Blues was and still is the music which best encapsulates and expresses the experiences and feelings of the Afro-American community. Its ingredients are all the elements that accompany the daily life of an oppressed and discriminated society, such as poverty and misery, the pain caused by segregation and racial hatred, and the loves and misfortunes through which the existence of all humans inevitably passes. But blues, as a musical manifestation of all these experiences, also acts as an antidote to despair and self-pity, turning this music into a form of expansion to face adversity and, therefore, it incorporates other elements of a positive nature: the simple joy of living, irony, a sense of humor, protest, whether veiled or blunt and direct, and the pride of not letting oneself be defeated.

Women have had a very important role in blues.
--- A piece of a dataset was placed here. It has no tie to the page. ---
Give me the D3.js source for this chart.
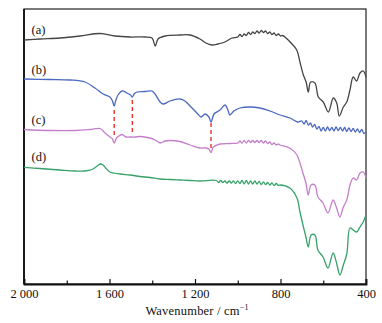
<!DOCTYPE html>
<html>
<head>
<meta charset="utf-8">
<script src="https://cdn.jsdelivr.net/npm/d3@7"></script>
<style>
  html, body { margin: 0; padding: 0; background: #fff; }
  svg { display: block; }
  text { font-family: "Liberation Serif", "DejaVu Serif", serif; fill: #111; }
</style>
</head>
<body>
<svg id="chart" width="382" height="323"></svg>
<script>
// ---- Data (wavenumber in cm^-1, intensity in arbitrary offset units) ----
const xTicks = [2000, 1600, 1200, 800, 400];
const xMinorTicks = [1800, 1400, 1000, 600];
const xTickLabels = ["2 000", "1 600", "1 200", "800", "400"];
const seriesLabels = ["(a)", "(b)", "(c)", "(d)"];
const seriesColors = ["#454545", "#4a68c0", "#c47fcb", "#35a268"];

const spectrumA = [
  [2000,244],[1925,245],[1832,246],[1738,248],[1644,250.5],[1574,248],[1504,247],[1434,247],
  [1401,246],[1386,238],[1373,245],[1340,248],[1270,249],[1223,249],[1177,245],[1149,241],
  [1121,239],[1093,240],[1060,242],[1027,246],
  [1000,247],[990,249.5],[980,247.5],[970,250],[960,248.5],[950,251.5],[940,249.5],[930,252],
  [920,250.5],[910,253],[900,251],[890,253.5],[880,251.5],[870,253],[860,250.5],[850,252],
  [840,249.5],[830,251],[820,248.5],[810,250],[800,248],[790,248.5],
  [774,246],[755,242],[724,234],[709,222],[693,209],[680,202],[670,192],[659,202],
  [639,201],[623,187],[600,182],[576,172],[553,186],[537,181],[525,168],[506,177],[490,182],
  [475,194],[460,207],[444,203],[428,211],[413,213],[400,207]
];
const spectrumB = [
  [2000,205],[1878,204.5],[1785,204],[1715,202],[1668,196],[1630,190],[1598,187],[1586,183],
  [1578,178],[1570,184],[1560,189],[1542,193],[1518,191],[1502,189],[1493,187],[1485,190],
  [1471,192],[1434,192.5],[1401,193],[1387,190],[1363,182],[1349,180],[1317,183],[1270,185],
  [1247,183],[1223,178],[1191,171],[1172,167],[1153,170],[1135,167],[1125,162],[1111,170],
  [1083,174],[1060,179],[1046,174],[1037,169],[1018,173],[990,176],[943,177],[896,176],
  [849,173],[802,169],[755,166],[720,162],
  [700,163],[690,160],[680,163.5],[670,159],[660,161],[650,157],[640,159.5],[630,155],
  [620,157.5],[610,153],[600,156.5],[590,153],[580,157],[570,153.5],[560,156.5],[550,153],
  [540,157],[530,153.5],[520,156.5],[510,153],[500,156.5],[490,152.5],[480,156],[470,152.5],
  [460,155.5],[450,152],[440,155],[430,151.5],[420,154.5],[410,150.5],[400,152]
];
const spectrumC = [
  [2000,154.5],[1878,153.5],[1761,153.5],[1691,154.5],[1644,155.5],[1621,151],[1598,147],
  [1586,145],[1578,141],[1567,146],[1556,148],[1542,149.5],[1523,147],[1504,147],[1481,147],
  [1457,147.5],[1411,146],[1387,144],[1363,141],[1340,143],[1317,143.5],[1270,142.5],
  [1223,139],[1177,136],[1149,136],[1135,135],[1125,131.5],[1114,137],[1083,140],[1037,140.5],
  [1000,141],[990,143],[980,141],[970,143.5],[960,141],[950,143.5],[940,141.5],[930,143.5],
  [920,141.5],[910,143.5],[900,141.5],[890,143.5],[880,141],[870,143],[860,140.5],[850,142],
  [840,139.5],[830,141],[820,139],[810,140],[802,139],
  [755,135.7],[723,129],[709,121],
  [695,111],[681,101],[670,89],[657,99],[639,99],[625,87],[601,81],[578,71],[554,84],
  [539,77],[522,67],[506,77],[490,84],[475,99],[460,106],[444,104],[428,111],[413,112],[400,106]
];
const spectrumD = [
  [2000,116.7],[1925,115.5],[1832,114],[1761,113],[1715,113],[1682,114.5],[1658,118],
  [1644,120],[1630,119],[1616,115.5],[1598,112],[1551,110],[1504,109],[1457,107.5],
  [1411,106.5],[1363,105],[1317,104.5],[1270,104],[1223,103.5],[1177,103],
  [1100,103.5],[1090,101.5],[1080,103.5],[1070,101.5],[1060,103],[1050,101],[1040,103],
  [1030,101],[1020,103],[1010,100.5],[1000,103],[990,100.5],[980,103.5],[970,100],[960,103.5],
  [950,100],[940,103],[930,100],[920,103],[910,100],[900,102.5],[890,99.5],[880,102],
  [870,99.5],[860,101.5],[850,99],[840,101],[830,98.5],[820,100.5],[810,98.5],[802,99],
  [755,95.7],[723,86],[709,72],[695,59],[681,47],[670,37],
  [657,49],[639,49],[625,34],[601,27],[578,16],[554,31],[539,22],[522,9],[506,19],[490,30],
  [475,56],[460,54],[444,52],[428,57],[413,62],[400,69]
];
const spectra = [spectrumA, spectrumB, spectrumC, spectrumD];

// Marker positions (wavenumber) and their vertical extent (same units)
const markerWavenumbers = [1578, 1493, 1125];
const markerTop = [174, 184, 161];
const markerBottom = [147, 151, 134];

// ---- Layout ----
const svg = d3.select("#chart");
const margin = { left: 24, right: 16, top: 9, bottom: 39 };
const W = 382, H = 323;
const x = d3.scaleLinear().domain([2000, 400]).range([margin.left, W - margin.right]);
const y = d3.scaleLinear().domain([0, 275]).range([H - margin.bottom, margin.top]);

// Frame
svg.append("rect")
  .attr("x", x(2000)).attr("y", y(275))
  .attr("width", x(400) - x(2000)).attr("height", y(0) - y(275))
  .attr("fill", "none").attr("stroke", "#222").attr("stroke-width", 1.2);

// Bottom axis (ticks inward)
const xAxis = d3.axisBottom(x).tickValues(xTicks)
  .tickSize(-5).tickPadding(5)
  .tickFormat((d, i) => xTickLabels[i]);
const gx = svg.append("g").attr("transform", `translate(0,${y(0)})`).call(xAxis);
gx.select(".domain").attr("stroke", "#111").attr("stroke-width", 1.8);
gx.selectAll(".tick line").attr("stroke", "#111").attr("stroke-width", 1.2);
gx.selectAll(".tick text").attr("font-size", 12.5)
  .attr("font-family", "Liberation Serif, serif").attr("fill", "#111");

const xMinor = d3.axisBottom(x).tickValues(xMinorTicks).tickSize(-3.5).tickFormat("");
const gxm = svg.append("g").attr("transform", `translate(0,${y(0)})`).call(xMinor);
gxm.select(".domain").remove();
gxm.selectAll(".tick line").attr("stroke", "#111").attr("stroke-width", 1.2);

// Left axis line
svg.append("line")
  .attr("x1", x(2000)).attr("x2", x(2000)).attr("y1", y(0)).attr("y2", y(275))
  .attr("stroke", "#111").attr("stroke-width", 1.8);

// Axis title
const title = svg.append("text")
  .attr("x", (x(2000) + x(400)) / 2 + 2).attr("y", 315)
  .attr("text-anchor", "middle").attr("font-size", 12.5).attr("letter-spacing", 0.2);
title.append("tspan").text("Wavenumber / cm");
title.append("tspan").text("−1").attr("font-size", 8).attr("dy", -5);

// Spectra
const line = d3.line().x(d => x(d[0])).y(d => y(d[1])).curve(d3.curveCatmullRom.alpha(0.5));
spectra.forEach((s, i) => {
  svg.append("path").datum(s)
    .attr("d", line)
    .attr("fill", "none")
    .attr("stroke", seriesColors[i])
    .attr("stroke-width", 1.3)
    .attr("stroke-linejoin", "round");
});

// Red dashed markers
markerWavenumbers.forEach((w, i) => {
  svg.append("line")
    .attr("x1", x(w)).attr("x2", x(w))
    .attr("y1", y(markerTop[i])).attr("y2", y(markerBottom[i]))
    .attr("stroke", "#e8332a").attr("stroke-width", 1.4)
    .attr("stroke-dasharray", "4,3");
});

// Series labels
const labelY = [250, 210, 160, 123];
seriesLabels.forEach((t, i) => {
  svg.append("text").attr("x", x(1965)).attr("y", y(labelY[i]))
    .attr("font-size", 12.5).text(t);
});
</script>
</body>
</html>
We should bear in mind that, in addition to everything we have said, they have to fight against everything that negatively affects females: they are black and they are women. Enough said. It is perhaps for all these reasons that female blues performers have emerged as leading figures in the style. 

They are historically famous: Ma Rainey, Bessie Smith, Clara Smith, Mamie Smith, Alberta Hunter, Memphis Minnie, Victoria Spivey, Ruth Brown, Carrie Smith, Aretha Franklin, etc. It is a whole saga of great singers to which we can add those who have basically moved into the world of jazz orchestras, such as Ethel Waters, Ella Fitzgerald, Billie Holiday, Helen Humes and Dinah Washington.

Their biographies are often real dramas, are examples of struggle and confrontation in the face of a society that oppressed them due to their double condition of being both black and female. Their songs, subtle or stripped, whispered or shouted, sublimely express everything that burns inside their hearts and lifts their souls. Blues women are an important part of black American culture.